» DATA

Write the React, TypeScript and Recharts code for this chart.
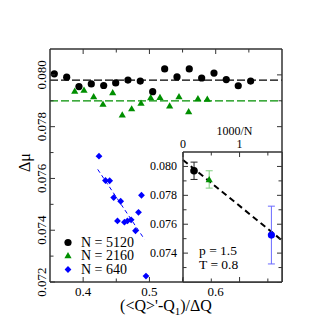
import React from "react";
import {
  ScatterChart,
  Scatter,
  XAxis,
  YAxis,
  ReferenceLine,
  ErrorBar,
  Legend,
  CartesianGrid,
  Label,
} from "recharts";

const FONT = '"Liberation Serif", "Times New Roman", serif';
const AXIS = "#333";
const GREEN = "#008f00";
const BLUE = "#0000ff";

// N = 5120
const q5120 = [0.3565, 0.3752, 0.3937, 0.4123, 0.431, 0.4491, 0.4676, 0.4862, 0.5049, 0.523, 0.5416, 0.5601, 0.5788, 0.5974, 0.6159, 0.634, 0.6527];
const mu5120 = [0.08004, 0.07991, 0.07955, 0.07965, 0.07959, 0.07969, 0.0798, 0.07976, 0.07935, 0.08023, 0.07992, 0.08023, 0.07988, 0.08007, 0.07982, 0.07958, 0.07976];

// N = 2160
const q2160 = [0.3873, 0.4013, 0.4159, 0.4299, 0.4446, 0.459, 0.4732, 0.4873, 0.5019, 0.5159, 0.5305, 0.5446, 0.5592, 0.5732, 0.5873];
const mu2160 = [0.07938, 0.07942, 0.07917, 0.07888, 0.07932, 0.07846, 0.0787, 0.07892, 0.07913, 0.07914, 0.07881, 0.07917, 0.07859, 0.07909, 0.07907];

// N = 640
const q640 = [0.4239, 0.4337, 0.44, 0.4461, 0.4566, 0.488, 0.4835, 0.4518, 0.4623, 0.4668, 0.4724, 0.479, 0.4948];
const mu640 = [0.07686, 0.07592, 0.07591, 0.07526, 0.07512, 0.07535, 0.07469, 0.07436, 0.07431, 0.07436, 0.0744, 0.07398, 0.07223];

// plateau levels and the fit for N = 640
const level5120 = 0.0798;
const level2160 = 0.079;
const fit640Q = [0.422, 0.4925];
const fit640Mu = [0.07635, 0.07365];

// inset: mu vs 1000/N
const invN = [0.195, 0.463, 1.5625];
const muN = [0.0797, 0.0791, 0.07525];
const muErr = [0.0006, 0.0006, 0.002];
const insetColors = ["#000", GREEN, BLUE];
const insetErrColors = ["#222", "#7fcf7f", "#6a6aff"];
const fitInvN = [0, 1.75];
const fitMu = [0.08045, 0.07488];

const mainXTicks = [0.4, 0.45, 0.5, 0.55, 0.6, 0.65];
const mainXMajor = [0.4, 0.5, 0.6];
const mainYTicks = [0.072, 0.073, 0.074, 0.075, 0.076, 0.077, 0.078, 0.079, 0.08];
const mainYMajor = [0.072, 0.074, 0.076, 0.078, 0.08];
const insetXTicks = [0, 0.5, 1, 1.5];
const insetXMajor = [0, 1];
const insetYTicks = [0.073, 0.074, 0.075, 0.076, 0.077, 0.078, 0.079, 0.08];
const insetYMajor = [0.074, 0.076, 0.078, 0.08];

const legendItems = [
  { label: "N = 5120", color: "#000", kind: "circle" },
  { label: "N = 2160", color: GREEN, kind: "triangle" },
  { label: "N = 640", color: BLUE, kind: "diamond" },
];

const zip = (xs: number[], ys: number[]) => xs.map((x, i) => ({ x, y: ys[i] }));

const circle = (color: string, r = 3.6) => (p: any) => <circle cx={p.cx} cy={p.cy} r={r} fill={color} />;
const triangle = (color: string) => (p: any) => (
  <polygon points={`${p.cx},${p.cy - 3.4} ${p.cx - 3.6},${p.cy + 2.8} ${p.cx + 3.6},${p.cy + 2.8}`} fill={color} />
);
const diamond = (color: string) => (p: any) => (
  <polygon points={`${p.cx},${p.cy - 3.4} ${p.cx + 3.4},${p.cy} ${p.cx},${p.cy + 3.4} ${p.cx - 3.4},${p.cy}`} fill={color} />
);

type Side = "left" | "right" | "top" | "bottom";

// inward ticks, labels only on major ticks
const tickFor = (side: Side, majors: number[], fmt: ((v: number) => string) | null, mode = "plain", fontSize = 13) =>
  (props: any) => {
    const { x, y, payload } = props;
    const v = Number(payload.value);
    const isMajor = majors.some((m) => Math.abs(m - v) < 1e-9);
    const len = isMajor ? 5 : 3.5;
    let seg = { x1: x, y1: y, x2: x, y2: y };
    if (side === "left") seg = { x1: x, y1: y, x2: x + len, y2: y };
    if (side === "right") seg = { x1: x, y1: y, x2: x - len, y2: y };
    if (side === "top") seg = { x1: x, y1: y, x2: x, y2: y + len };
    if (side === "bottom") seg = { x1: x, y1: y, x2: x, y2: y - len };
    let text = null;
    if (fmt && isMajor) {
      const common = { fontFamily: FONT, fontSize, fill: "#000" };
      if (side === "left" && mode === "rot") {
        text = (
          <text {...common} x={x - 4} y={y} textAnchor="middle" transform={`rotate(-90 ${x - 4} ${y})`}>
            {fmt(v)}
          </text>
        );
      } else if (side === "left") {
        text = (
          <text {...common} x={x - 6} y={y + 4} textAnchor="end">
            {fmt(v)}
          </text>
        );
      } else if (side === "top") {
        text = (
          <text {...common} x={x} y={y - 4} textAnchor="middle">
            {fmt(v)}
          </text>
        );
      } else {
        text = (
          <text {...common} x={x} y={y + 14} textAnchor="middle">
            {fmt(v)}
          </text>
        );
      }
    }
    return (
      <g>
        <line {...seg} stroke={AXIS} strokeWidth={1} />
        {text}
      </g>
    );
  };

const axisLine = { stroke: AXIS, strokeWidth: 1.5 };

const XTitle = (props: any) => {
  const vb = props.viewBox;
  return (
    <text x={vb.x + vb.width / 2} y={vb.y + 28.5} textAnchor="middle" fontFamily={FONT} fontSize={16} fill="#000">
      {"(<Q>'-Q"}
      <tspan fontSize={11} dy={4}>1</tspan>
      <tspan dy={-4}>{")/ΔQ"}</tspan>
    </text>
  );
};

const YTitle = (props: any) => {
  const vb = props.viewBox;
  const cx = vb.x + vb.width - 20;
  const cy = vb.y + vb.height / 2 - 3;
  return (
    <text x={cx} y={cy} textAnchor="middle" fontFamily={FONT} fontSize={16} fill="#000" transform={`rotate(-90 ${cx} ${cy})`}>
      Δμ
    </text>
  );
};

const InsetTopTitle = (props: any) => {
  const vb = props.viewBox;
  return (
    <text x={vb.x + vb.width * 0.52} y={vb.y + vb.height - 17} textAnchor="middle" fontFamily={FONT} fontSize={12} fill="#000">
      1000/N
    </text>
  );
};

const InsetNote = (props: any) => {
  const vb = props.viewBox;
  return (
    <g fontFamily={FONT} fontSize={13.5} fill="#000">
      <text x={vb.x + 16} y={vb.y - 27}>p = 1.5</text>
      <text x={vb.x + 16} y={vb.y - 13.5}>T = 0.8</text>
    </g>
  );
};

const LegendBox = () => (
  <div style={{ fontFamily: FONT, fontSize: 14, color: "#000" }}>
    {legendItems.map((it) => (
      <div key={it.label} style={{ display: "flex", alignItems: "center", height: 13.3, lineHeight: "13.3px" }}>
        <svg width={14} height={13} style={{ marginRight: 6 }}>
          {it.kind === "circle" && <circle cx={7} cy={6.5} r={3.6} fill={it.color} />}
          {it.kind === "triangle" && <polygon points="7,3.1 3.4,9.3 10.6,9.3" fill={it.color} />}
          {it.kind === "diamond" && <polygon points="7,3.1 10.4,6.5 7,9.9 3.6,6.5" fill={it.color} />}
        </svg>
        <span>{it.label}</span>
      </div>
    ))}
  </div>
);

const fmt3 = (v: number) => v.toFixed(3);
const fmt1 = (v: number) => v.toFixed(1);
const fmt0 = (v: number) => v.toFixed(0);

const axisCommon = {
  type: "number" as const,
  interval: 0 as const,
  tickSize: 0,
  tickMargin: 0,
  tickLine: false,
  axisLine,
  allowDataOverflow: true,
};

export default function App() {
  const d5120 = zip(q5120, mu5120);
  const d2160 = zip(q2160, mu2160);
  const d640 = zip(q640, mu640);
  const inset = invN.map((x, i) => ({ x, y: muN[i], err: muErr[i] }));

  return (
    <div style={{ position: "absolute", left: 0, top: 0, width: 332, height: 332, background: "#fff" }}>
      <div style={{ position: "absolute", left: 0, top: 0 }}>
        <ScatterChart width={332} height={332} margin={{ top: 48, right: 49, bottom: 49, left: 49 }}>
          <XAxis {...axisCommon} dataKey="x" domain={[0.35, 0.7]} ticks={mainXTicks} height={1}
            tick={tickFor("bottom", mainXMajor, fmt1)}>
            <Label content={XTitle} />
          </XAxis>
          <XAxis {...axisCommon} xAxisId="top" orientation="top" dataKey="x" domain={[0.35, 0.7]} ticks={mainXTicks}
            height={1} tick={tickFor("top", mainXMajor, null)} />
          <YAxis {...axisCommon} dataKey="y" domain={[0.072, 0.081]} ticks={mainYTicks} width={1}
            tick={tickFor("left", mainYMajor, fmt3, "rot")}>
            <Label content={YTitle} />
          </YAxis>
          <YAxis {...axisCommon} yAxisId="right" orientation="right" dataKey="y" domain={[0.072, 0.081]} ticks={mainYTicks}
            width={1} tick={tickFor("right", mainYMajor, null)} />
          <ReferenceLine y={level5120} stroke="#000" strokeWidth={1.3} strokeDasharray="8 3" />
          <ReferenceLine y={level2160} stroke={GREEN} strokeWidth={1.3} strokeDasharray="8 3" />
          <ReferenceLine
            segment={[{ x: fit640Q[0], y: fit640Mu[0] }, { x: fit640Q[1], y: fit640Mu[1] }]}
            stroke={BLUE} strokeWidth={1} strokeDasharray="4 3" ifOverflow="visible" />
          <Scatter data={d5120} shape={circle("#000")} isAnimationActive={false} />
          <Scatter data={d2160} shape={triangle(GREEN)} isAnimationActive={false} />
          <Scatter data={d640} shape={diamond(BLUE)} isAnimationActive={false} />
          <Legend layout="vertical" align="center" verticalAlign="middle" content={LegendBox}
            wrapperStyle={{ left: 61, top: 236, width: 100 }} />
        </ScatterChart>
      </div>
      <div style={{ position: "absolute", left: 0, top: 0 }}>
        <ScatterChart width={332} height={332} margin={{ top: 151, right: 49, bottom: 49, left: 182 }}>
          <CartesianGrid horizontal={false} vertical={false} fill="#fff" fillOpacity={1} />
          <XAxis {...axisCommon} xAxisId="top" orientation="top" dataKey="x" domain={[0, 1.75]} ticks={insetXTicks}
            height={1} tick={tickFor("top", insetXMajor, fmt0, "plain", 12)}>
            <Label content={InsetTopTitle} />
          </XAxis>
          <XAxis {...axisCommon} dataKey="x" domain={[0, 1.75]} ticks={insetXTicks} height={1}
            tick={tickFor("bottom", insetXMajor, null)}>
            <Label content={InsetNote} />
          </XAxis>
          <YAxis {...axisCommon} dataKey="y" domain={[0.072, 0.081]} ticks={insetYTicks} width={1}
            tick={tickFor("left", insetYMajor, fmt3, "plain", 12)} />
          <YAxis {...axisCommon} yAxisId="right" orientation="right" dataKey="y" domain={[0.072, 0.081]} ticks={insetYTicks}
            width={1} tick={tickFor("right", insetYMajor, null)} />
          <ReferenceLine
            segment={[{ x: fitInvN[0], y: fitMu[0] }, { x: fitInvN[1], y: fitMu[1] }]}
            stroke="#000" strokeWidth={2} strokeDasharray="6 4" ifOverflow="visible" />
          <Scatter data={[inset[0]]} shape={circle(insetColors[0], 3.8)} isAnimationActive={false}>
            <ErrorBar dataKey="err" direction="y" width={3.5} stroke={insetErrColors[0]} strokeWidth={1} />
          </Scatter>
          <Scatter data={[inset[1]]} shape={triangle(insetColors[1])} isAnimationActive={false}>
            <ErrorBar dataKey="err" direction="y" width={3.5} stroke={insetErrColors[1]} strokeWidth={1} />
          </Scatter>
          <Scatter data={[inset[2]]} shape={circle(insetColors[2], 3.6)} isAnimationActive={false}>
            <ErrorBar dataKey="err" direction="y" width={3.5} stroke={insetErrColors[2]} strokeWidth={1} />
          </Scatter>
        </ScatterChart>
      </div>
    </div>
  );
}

» WHAT TO WORK ON
Using the listing above, list every line in which the string "React" occurs.

» EXERCISE OUTPUT
Write the React, TypeScript and Recharts code for this chart.
import React from "react";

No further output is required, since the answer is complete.